Collotextualisation: An alternative approach to studying loanwords.

Date:

Quick links: video, slides

Joint presentation with Andreea S. Calude.

In traditional studies, word borrowing has been investigated through frequency-based measures, such as number of types and tokens in a corpus (see Poplack 2018 and references within; New Zealand English examples include Davies & Maclagan 2006, de Bres 2006 and Macalister 2006). This talk introduces an alternative approach to the study of loanwords, which involves building networks of collocation (Firth 1957; see also its grammatical parallel, collostruction, Stefanowitsch & Gries 2003), by extracting sets of borrowings that co-occur within the same text. Collocation is usually operationalised a priori with a specified window size (e.g. five words to the left or right of the keyword); however, the texts analysed are typically much larger than this window and may differ in length. Consequently, we extend the notion of collocation to what we term “collotextualisation”: capturing co-occurrence across the entire text, regardless of size.

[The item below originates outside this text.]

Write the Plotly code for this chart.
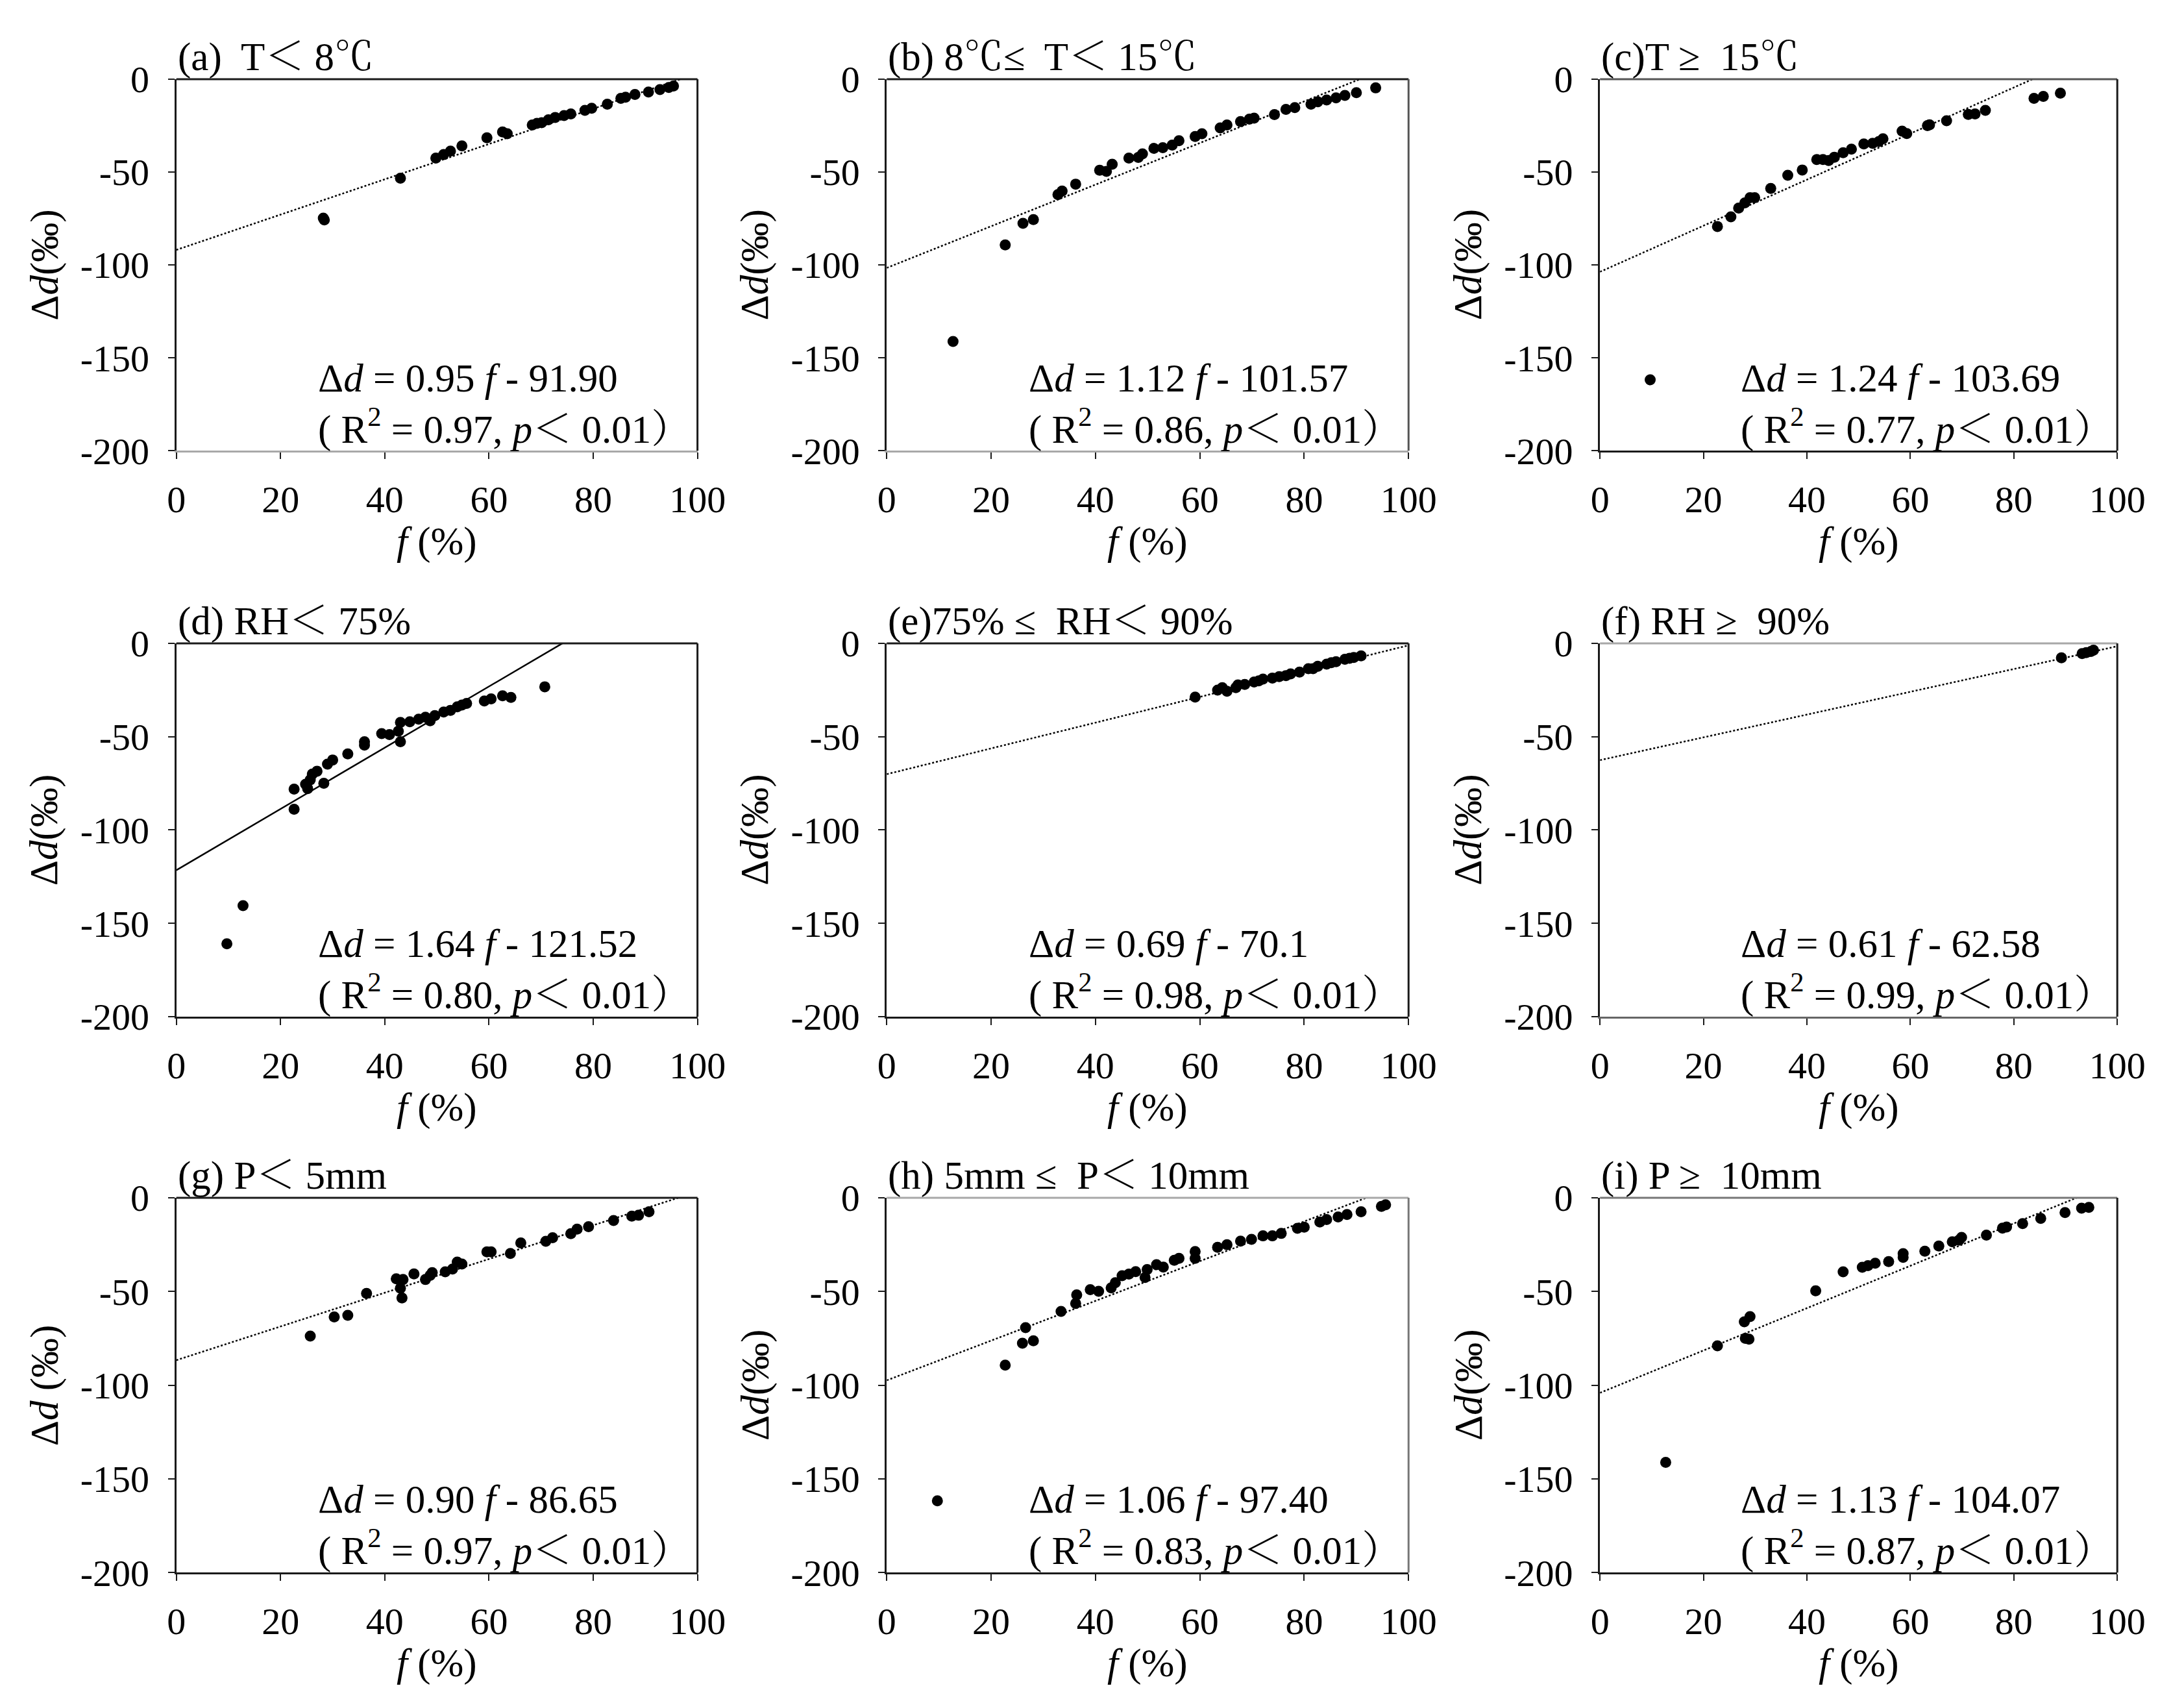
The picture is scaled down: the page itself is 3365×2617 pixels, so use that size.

We present a case-study of how collotextualisation can be used to complement conventional frequency-of-use measures when exploring loanwords. We compare Māori loanword use across three different corpora of New Zealand English newspaper articles and report three main findings. First, most loanwords in our data occur with several others, supporting the notion that loanwords occur in sets rather than in isolation (see also Macdonald & Daly 2013). Second, there is an inverse relationship between the length of a set and frequency of use, which means that newspaper articles are unlikely to contain infrequent loanwords and no frequently occurring ones. This is consistent with the idea that loanwords might occur in vocabulary frequency bands (as proposed for measuring L2 vocabulary; see Laufer & Nation 1995 and Nation 2006). Third, frequent loanwords take part in more distinct and recurrent relationships than infrequent ones, and are typically the first to occur in a given text.